What to work on:
Write out the entire listing below exactly, with the pictures left out.

========================

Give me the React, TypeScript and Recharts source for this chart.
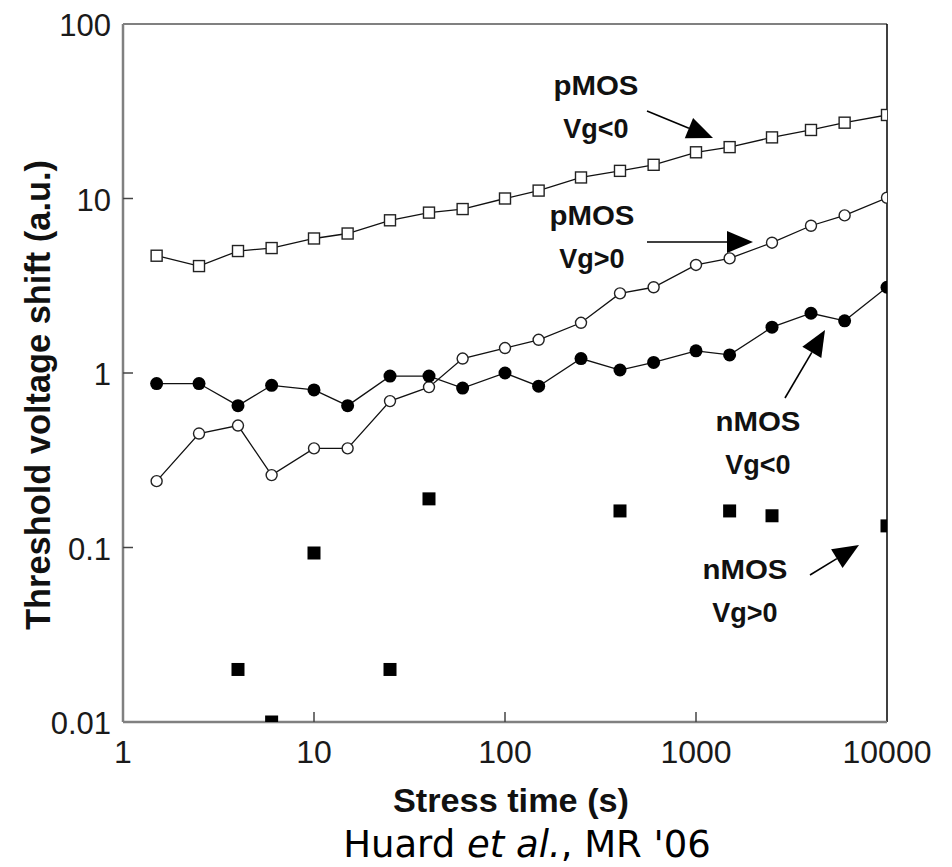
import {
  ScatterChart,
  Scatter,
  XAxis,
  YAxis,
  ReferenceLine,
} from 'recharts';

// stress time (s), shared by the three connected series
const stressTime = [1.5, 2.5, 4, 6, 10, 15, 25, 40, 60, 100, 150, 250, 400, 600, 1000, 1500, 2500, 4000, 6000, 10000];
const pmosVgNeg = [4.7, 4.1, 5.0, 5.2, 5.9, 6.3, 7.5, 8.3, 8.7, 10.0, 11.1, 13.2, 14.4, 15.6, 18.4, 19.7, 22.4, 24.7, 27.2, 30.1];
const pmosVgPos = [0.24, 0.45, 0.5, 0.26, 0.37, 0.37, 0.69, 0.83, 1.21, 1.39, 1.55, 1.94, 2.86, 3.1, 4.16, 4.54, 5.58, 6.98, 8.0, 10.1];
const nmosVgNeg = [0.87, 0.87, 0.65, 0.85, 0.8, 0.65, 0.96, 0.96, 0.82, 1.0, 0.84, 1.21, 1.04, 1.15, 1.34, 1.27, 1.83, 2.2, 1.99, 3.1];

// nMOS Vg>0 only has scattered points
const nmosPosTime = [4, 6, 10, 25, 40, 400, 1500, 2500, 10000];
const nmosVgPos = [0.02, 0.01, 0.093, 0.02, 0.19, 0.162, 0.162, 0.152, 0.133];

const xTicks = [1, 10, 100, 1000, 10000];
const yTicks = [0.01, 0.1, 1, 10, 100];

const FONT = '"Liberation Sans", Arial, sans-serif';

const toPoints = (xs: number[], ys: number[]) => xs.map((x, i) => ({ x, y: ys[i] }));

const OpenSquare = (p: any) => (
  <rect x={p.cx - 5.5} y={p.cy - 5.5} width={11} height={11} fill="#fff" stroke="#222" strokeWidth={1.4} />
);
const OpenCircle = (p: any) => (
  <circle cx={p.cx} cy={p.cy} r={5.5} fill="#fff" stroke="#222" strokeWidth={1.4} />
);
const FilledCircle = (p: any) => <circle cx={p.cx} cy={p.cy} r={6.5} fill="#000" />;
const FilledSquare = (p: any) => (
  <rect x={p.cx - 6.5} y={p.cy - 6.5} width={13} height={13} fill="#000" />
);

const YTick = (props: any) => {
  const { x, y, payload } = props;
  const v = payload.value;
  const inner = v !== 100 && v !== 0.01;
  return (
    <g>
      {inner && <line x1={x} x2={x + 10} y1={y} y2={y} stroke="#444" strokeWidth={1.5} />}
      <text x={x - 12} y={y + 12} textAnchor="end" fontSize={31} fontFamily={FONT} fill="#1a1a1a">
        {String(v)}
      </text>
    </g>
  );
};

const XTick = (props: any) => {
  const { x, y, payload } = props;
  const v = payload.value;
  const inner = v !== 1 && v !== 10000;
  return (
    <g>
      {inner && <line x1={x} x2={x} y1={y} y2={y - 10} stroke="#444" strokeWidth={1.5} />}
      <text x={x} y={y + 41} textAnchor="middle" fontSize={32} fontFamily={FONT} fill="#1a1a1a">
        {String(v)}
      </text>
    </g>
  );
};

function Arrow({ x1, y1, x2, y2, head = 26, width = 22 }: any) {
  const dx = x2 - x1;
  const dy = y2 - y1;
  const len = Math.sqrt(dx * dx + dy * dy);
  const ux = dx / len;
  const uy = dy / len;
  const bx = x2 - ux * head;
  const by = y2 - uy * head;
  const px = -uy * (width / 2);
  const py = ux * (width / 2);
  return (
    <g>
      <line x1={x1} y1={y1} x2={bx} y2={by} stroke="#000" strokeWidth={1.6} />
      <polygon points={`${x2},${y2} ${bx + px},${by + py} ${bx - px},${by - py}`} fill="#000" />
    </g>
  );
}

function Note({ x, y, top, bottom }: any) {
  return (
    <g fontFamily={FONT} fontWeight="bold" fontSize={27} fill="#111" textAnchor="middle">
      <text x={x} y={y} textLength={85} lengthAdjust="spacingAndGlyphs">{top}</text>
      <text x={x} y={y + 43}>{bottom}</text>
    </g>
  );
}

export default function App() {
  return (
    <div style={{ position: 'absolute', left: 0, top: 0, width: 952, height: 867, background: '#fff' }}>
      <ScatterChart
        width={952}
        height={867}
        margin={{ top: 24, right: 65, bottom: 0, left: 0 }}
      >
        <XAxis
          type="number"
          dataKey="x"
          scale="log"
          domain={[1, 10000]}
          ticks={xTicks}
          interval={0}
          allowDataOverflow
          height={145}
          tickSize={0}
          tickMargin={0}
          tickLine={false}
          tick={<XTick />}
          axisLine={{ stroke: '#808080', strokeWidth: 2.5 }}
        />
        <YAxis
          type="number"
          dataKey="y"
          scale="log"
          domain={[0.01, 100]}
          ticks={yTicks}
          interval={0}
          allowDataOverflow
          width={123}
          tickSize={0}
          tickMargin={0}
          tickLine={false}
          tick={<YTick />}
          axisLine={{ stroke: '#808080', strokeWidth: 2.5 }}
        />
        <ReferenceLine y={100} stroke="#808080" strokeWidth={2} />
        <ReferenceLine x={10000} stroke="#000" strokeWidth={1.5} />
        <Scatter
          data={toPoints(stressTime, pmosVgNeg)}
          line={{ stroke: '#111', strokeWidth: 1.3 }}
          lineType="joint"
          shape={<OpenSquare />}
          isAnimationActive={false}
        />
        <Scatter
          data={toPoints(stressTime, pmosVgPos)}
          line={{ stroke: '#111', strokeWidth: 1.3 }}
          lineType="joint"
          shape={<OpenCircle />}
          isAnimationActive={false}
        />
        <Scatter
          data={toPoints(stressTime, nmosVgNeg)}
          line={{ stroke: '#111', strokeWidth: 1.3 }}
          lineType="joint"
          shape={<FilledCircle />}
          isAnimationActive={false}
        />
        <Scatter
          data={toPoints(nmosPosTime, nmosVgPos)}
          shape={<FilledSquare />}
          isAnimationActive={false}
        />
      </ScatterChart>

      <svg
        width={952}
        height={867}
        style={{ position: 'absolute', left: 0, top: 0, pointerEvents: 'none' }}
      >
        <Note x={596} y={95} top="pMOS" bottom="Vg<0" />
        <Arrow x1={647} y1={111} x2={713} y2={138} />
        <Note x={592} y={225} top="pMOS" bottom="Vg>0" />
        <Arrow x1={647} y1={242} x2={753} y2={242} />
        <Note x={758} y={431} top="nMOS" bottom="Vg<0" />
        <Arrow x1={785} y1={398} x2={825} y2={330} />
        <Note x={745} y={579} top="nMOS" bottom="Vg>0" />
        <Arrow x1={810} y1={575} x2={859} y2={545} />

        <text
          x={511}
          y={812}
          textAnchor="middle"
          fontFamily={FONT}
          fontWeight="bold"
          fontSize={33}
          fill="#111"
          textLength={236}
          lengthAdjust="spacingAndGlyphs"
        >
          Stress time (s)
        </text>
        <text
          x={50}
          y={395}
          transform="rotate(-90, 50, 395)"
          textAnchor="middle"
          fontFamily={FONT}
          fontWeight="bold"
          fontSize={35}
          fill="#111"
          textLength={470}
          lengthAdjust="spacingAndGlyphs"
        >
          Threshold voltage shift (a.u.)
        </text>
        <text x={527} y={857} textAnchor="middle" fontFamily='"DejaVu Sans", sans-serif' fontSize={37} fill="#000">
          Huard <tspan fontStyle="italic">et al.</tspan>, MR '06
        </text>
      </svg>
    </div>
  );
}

========================

Task result:
Give me the React, TypeScript and Recharts source for this chart.
import {
  ScatterChart,
  Scatter,
  XAxis,
  YAxis,
  ReferenceLine,
} from 'recharts';

// stress time (s), shared by the three connected series
const stressTime = [1.5, 2.5, 4, 6, 10, 15, 25, 40, 60, 100, 150, 250, 400, 600, 1000, 1500, 2500, 4000, 6000, 10000];
const pmosVgNeg = [4.7, 4.1, 5.0, 5.2, 5.9, 6.3, 7.5, 8.3, 8.7, 10.0, 11.1, 13.2, 14.4, 15.6, 18.4, 19.7, 22.4, 24.7, 27.2, 30.1];
const pmosVgPos = [0.24, 0.45, 0.5, 0.26, 0.37, 0.37, 0.69, 0.83, 1.21, 1.39, 1.55, 1.94, 2.86, 3.1, 4.16, 4.54, 5.58, 6.98, 8.0, 10.1];
const nmosVgNeg = [0.87, 0.87, 0.65, 0.85, 0.8, 0.65, 0.96, 0.96, 0.82, 1.0, 0.84, 1.21, 1.04, 1.15, 1.34, 1.27, 1.83, 2.2, 1.99, 3.1];

// nMOS Vg>0 only has scattered points
const nmosPosTime = [4, 6, 10, 25, 40, 400, 1500, 2500, 10000];
const nmosVgPos = [0.02, 0.01, 0.093, 0.02, 0.19, 0.162, 0.162, 0.152, 0.133];

const xTicks = [1, 10, 100, 1000, 10000];
const yTicks = [0.01, 0.1, 1, 10, 100];

const FONT = '"Liberation Sans", Arial, sans-serif';

const toPoints = (xs: number[], ys: number[]) => xs.map((x, i) => ({ x, y: ys[i] }));

const OpenSquare = (p: any) => (
  <rect x={p.cx - 5.5} y={p.cy - 5.5} width={11} height={11} fill="#fff" stroke="#222" strokeWidth={1.4} />
);
const OpenCircle = (p: any) => (
  <circle cx={p.cx} cy={p.cy} r={5.5} fill="#fff" stroke="#222" strokeWidth={1.4} />
);
const FilledCircle = (p: any) => <circle cx={p.cx} cy={p.cy} r={6.5} fill="#000" />;
const FilledSquare = (p: any) => (
  <rect x={p.cx - 6.5} y={p.cy - 6.5} width={13} height={13} fill="#000" />
);

const YTick = (props: any) => {
  const { x, y, payload } = props;
  const v = payload.value;
  const inner = v !== 100 && v !== 0.01;
  return (
    <g>
      {inner && <line x1={x} x2={x + 10} y1={y} y2={y} stroke="#444" strokeWidth={1.5} />}
      <text x={x - 12} y={y + 12} textAnchor="end" fontSize={31} fontFamily={FONT} fill="#1a1a1a">
        {String(v)}
      </text>
    </g>
  );
};

const XTick = (props: any) => {
  const { x, y, payload } = props;
  const v = payload.value;
  const inner = v !== 1 && v !== 10000;
  return (
    <g>
      {inner && <line x1={x} x2={x} y1={y} y2={y - 10} stroke="#444" strokeWidth={1.5} />}
      <text x={x} y={y + 41} textAnchor="middle" fontSize={32} fontFamily={FONT} fill="#1a1a1a">
        {String(v)}
      </text>
    </g>
  );
};

function Arrow({ x1, y1, x2, y2, head = 26, width = 22 }: any) {
  const dx = x2 - x1;
  const dy = y2 - y1;
  const len = Math.sqrt(dx * dx + dy * dy);
  const ux = dx / len;
  const uy = dy / len;
  const bx = x2 - ux * head;
  const by = y2 - uy * head;
  const px = -uy * (width / 2);
  const py = ux * (width / 2);
  return (
    <g>
      <line x1={x1} y1={y1} x2={bx} y2={by} stroke="#000" strokeWidth={1.6} />
      <polygon points={`${x2},${y2} ${bx + px},${by + py} ${bx - px},${by - py}`} fill="#000" />
    </g>
  );
}

function Note({ x, y, top, bottom }: any) {
  return (
    <g fontFamily={FONT} fontWeight="bold" fontSize={27} fill="#111" textAnchor="middle">
      <text x={x} y={y} textLength={85} lengthAdjust="spacingAndGlyphs">{top}</text>
      <text x={x} y={y + 43}>{bottom}</text>
    </g>
  );
}

export default function App() {
  return (
    <div style={{ position: 'absolute', left: 0, top: 0, width: 952, height: 867, background: '#fff' }}>
      <ScatterChart
        width={952}
        height={867}
        margin={{ top: 24, right: 65, bottom: 0, left: 0 }}
      >
        <XAxis
          type="number"
          dataKey="x"
          scale="log"
          domain={[1, 10000]}
          ticks={xTicks}
          interval={0}
          allowDataOverflow
          height={145}
          tickSize={0}
          tickMargin={0}
          tickLine={false}
          tick={<XTick />}
          axisLine={{ stroke: '#808080', strokeWidth: 2.5 }}
        />
        <YAxis
          type="number"
          dataKey="y"
          scale="log"
          domain={[0.01, 100]}
          ticks={yTicks}
          interval={0}
          allowDataOverflow
          width={123}
          tickSize={0}
          tickMargin={0}
          tickLine={false}
          tick={<YTick />}
          axisLine={{ stroke: '#808080', strokeWidth: 2.5 }}
        />
        <ReferenceLine y={100} stroke="#808080" strokeWidth={2} />
        <ReferenceLine x={10000} stroke="#000" strokeWidth={1.5} />
        <Scatter
          data={toPoints(stressTime, pmosVgNeg)}
          line={{ stroke: '#111', strokeWidth: 1.3 }}
          lineType="joint"
          shape={<OpenSquare />}
          isAnimationActive={false}
        />
        <Scatter
          data={toPoints(stressTime, pmosVgPos)}
          line={{ stroke: '#111', strokeWidth: 1.3 }}
          lineType="joint"
          shape={<OpenCircle />}
          isAnimationActive={false}
        />
        <Scatter
          data={toPoints(stressTime, nmosVgNeg)}
          line={{ stroke: '#111', strokeWidth: 1.3 }}
          lineType="joint"
          shape={<FilledCircle />}
          isAnimationActive={false}
        />
        <Scatter
          data={toPoints(nmosPosTime, nmosVgPos)}
          shape={<FilledSquare />}
          isAnimationActive={false}
        />
      </ScatterChart>

      <svg
        width={952}
        height={867}
        style={{ position: 'absolute', left: 0, top: 0, pointerEvents: 'none' }}
      >
        <Note x={596} y={95} top="pMOS" bottom="Vg<0" />
        <Arrow x1={647} y1={111} x2={713} y2={138} />
        <Note x={592} y={225} top="pMOS" bottom="Vg>0" />
        <Arrow x1={647} y1={242} x2={753} y2={242} />
        <Note x={758} y={431} top="nMOS" bottom="Vg<0" />
        <Arrow x1={785} y1={398} x2={825} y2={330} />
        <Note x={745} y={579} top="nMOS" bottom="Vg>0" />
        <Arrow x1={810} y1={575} x2={859} y2={545} />

        <text
          x={511}
          y={812}
          textAnchor="middle"
          fontFamily={FONT}
          fontWeight="bold"
          fontSize={33}
          fill="#111"
          textLength={236}
          lengthAdjust="spacingAndGlyphs"
        >
          Stress time (s)
        </text>
        <text
          x={50}
          y={395}
          transform="rotate(-90, 50, 395)"
          textAnchor="middle"
          fontFamily={FONT}
          fontWeight="bold"
          fontSize={35}
          fill="#111"
          textLength={470}
          lengthAdjust="spacingAndGlyphs"
        >
          Threshold voltage shift (a.u.)
        </text>
        <text x={527} y={857} textAnchor="middle" fontFamily='"DejaVu Sans", sans-serif' fontSize={37} fill="#000">
          Huard <tspan fontStyle="italic">et al.</tspan>, MR '06
        </text>
      </svg>
    </div>
  );
}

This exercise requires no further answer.